Objective: With the images removed, repeat the data below exactly.
[begin Given entries]
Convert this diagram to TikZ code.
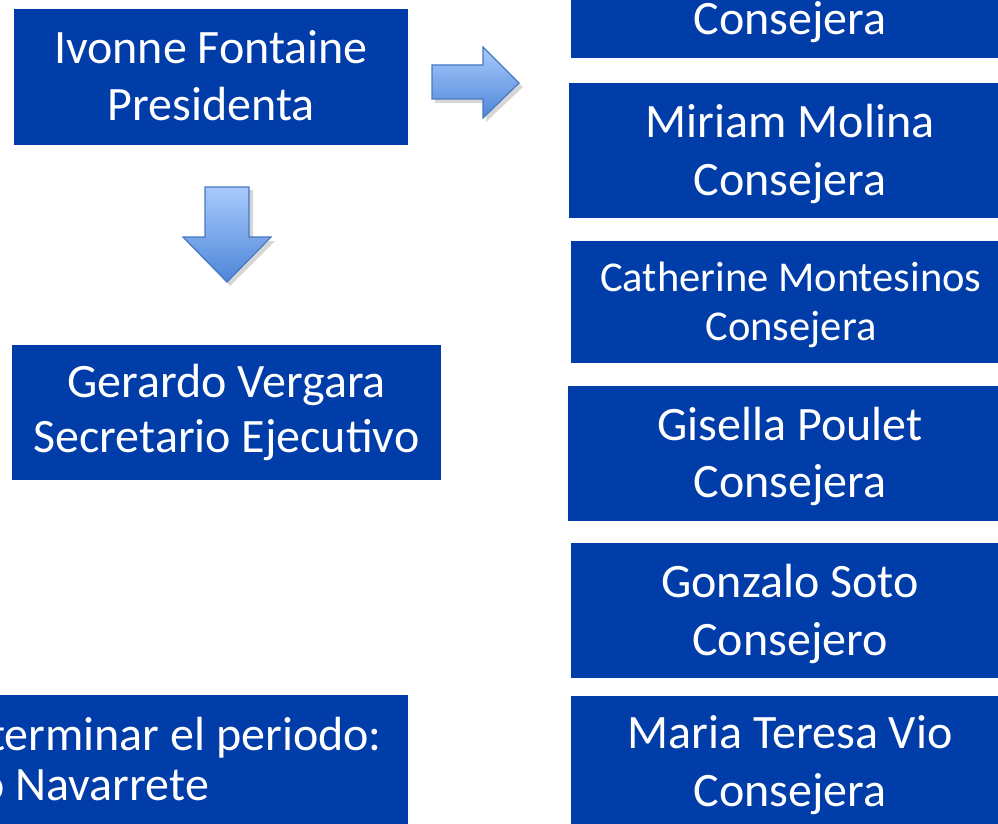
\documentclass[tikz,border=0pt]{standalone}
\usepackage{fontspec}
\setmainfont{Carlito}
\definecolor{boxblue}{RGB}{0,61,168}
\definecolor{arrtop}{RGB}{168,202,252}
\definecolor{arrbot}{RGB}{78,134,216}
\definecolor{arredge}{RGB}{70,120,196}
\begin{document}
\begin{tikzpicture}[x=1pt,y=-1pt,
  box/.style={fill=boxblue, inner sep=0pt},
  lbl/.style={text=white, inner sep=0pt, anchor=base, font=\fontsize{48}{58}\selectfont},
  smalllbl/.style={lbl, font=\fontsize{42.5}{50}\selectfont},
  blockarrow/.style={draw=arredge, line width=1.2pt, top color=arrtop, bottom color=arrbot, line join=miter},
  arrshadow/.style={fill=black, opacity=0.16}]
\useasboundingbox (0,0) rectangle (998,824);
\fill[white] (0,0) rectangle (998,824);
\clip (0,0) rectangle (998,824);

% left column
\node[box, minimum width=394pt, minimum height=136pt] (pres) at (211,77) {};
\node[lbl] (pres1) at (211,64) {Ivonne Fontaine};
\node[lbl] (pres2) at (211,121) {Presidenta};

\node[box, minimum width=429pt, minimum height=135pt] (sec) at (226.5,412.5) {};
\node[lbl] (sec1) at (226.5,397) {Gerardo Vergara};
\node[lbl] (sec2) at (226.5,452.5) {Secretario Ejecutivo};

\node[box, minimum width=608pt, minimum height=150pt] (nav) at (104,770) {};
\node[lbl, anchor=base east] (nav1) at (382,750) {terminar el periodo:};
\node[lbl, anchor=base east] (nav2) at (209,800) {o Navarrete};

% right column
\node[box, minimum width=438pt, minimum height=140pt] (c1) at (790,-12) {};
\node[lbl] (c1t) at (790,35) {Consejera};

\node[box, minimum width=440pt, minimum height=135pt] (c2) at (789,150.5) {};
\node[lbl] (c2a) at (790,137) {Miriam Molina};
\node[lbl] (c2b) at (790,195) {Consejera};

\node[box, minimum width=438pt, minimum height=122pt] (c3) at (790,302) {};
\node[smalllbl] (c3a) at (791,291) {Catherine Montesinos};
\node[smalllbl] (c3b) at (791,340.5) {Consejera};

\node[box, minimum width=441pt, minimum height=135pt] (c4) at (788.5,453.5) {};
\node[lbl] (c4a) at (790,440) {Gisella Poulet};
\node[lbl] (c4b) at (790,497) {Consejera};

\node[box, minimum width=438pt, minimum height=135pt] (c5) at (790,610.5) {};
\node[lbl] (c5a) at (790,597) {Gonzalo Soto};
\node[lbl] (c5b) at (790,655) {Consejero};

\node[box, minimum width=438pt, minimum height=136pt] (c6) at (790,764) {};
\node[lbl] (c6a) at (790,748.5) {Maria Teresa Vio};
\node[lbl] (c6b) at (790,806.5) {Consejera};

% right block arrow
\fill[arrshadow] (435,69) -- (486,69) -- (486,51) -- (523,87) -- (486,122) -- (486,103) -- (435,103) -- cycle;
\draw[blockarrow] (432,65) -- (483,65) -- (483,47) -- (519,83) -- (483,118) -- (483,99) -- (432,99) -- cycle;

% down block arrow
\fill[arrshadow] (208,190) -- (253,190) -- (253,241) -- (275,241) -- (230,286) -- (186,241) -- (208,241) -- cycle;
\draw[blockarrow] (205,187) -- (249,187) -- (249,237) -- (271,237) -- (227,282) -- (183,237) -- (205,237) -- cycle;
\end{tikzpicture}
\end{document}
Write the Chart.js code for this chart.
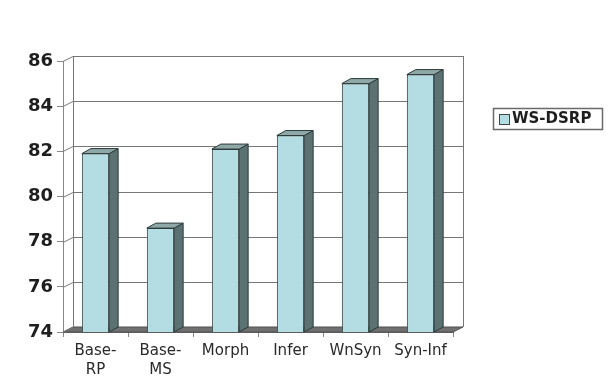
[end Given entries]
Task result:
Convert this diagram to TikZ code.
\documentclass[tikz,border=0pt]{standalone}
\usepackage{fontspec}
\setmainfont{Carlito}
\definecolor{boxblue}{RGB}{0,61,168}
\definecolor{arrtop}{RGB}{168,202,252}
\definecolor{arrbot}{RGB}{78,134,216}
\definecolor{arredge}{RGB}{70,120,196}
\begin{document}
\begin{tikzpicture}[x=1pt,y=-1pt,
  box/.style={fill=boxblue, inner sep=0pt},
  lbl/.style={text=white, inner sep=0pt, anchor=base, font=\fontsize{48}{58}\selectfont},
  smalllbl/.style={lbl, font=\fontsize{42.5}{50}\selectfont},
  blockarrow/.style={draw=arredge, line width=1.2pt, top color=arrtop, bottom color=arrbot, line join=miter},
  arrshadow/.style={fill=black, opacity=0.16}]
\useasboundingbox (0,0) rectangle (998,824);
\fill[white] (0,0) rectangle (998,824);
\clip (0,0) rectangle (998,824);

% left column
\node[box, minimum width=394pt, minimum height=136pt] (pres) at (211,77) {};
\node[lbl] (pres1) at (211,64) {Ivonne Fontaine};
\node[lbl] (pres2) at (211,121) {Presidenta};

\node[box, minimum width=429pt, minimum height=135pt] (sec) at (226.5,412.5) {};
\node[lbl] (sec1) at (226.5,397) {Gerardo Vergara};
\node[lbl] (sec2) at (226.5,452.5) {Secretario Ejecutivo};

\node[box, minimum width=608pt, minimum height=150pt] (nav) at (104,770) {};
\node[lbl, anchor=base east] (nav1) at (382,750) {terminar el periodo:};
\node[lbl, anchor=base east] (nav2) at (209,800) {o Navarrete};

% right column
\node[box, minimum width=438pt, minimum height=140pt] (c1) at (790,-12) {};
\node[lbl] (c1t) at (790,35) {Consejera};

\node[box, minimum width=440pt, minimum height=135pt] (c2) at (789,150.5) {};
\node[lbl] (c2a) at (790,137) {Miriam Molina};
\node[lbl] (c2b) at (790,195) {Consejera};

\node[box, minimum width=438pt, minimum height=122pt] (c3) at (790,302) {};
\node[smalllbl] (c3a) at (791,291) {Catherine Montesinos};
\node[smalllbl] (c3b) at (791,340.5) {Consejera};

\node[box, minimum width=441pt, minimum height=135pt] (c4) at (788.5,453.5) {};
\node[lbl] (c4a) at (790,440) {Gisella Poulet};
\node[lbl] (c4b) at (790,497) {Consejera};

\node[box, minimum width=438pt, minimum height=135pt] (c5) at (790,610.5) {};
\node[lbl] (c5a) at (790,597) {Gonzalo Soto};
\node[lbl] (c5b) at (790,655) {Consejero};

\node[box, minimum width=438pt, minimum height=136pt] (c6) at (790,764) {};
\node[lbl] (c6a) at (790,748.5) {Maria Teresa Vio};
\node[lbl] (c6b) at (790,806.5) {Consejera};

% right block arrow
\fill[arrshadow] (435,69) -- (486,69) -- (486,51) -- (523,87) -- (486,122) -- (486,103) -- (435,103) -- cycle;
\draw[blockarrow] (432,65) -- (483,65) -- (483,47) -- (519,83) -- (483,118) -- (483,99) -- (432,99) -- cycle;

% down block arrow
\fill[arrshadow] (208,190) -- (253,190) -- (253,241) -- (275,241) -- (230,286) -- (186,241) -- (208,241) -- cycle;
\draw[blockarrow] (205,187) -- (249,187) -- (249,237) -- (271,237) -- (227,282) -- (183,237) -- (205,237) -- cycle;
\end{tikzpicture}
\end{document}
Write the Chart.js code for this chart.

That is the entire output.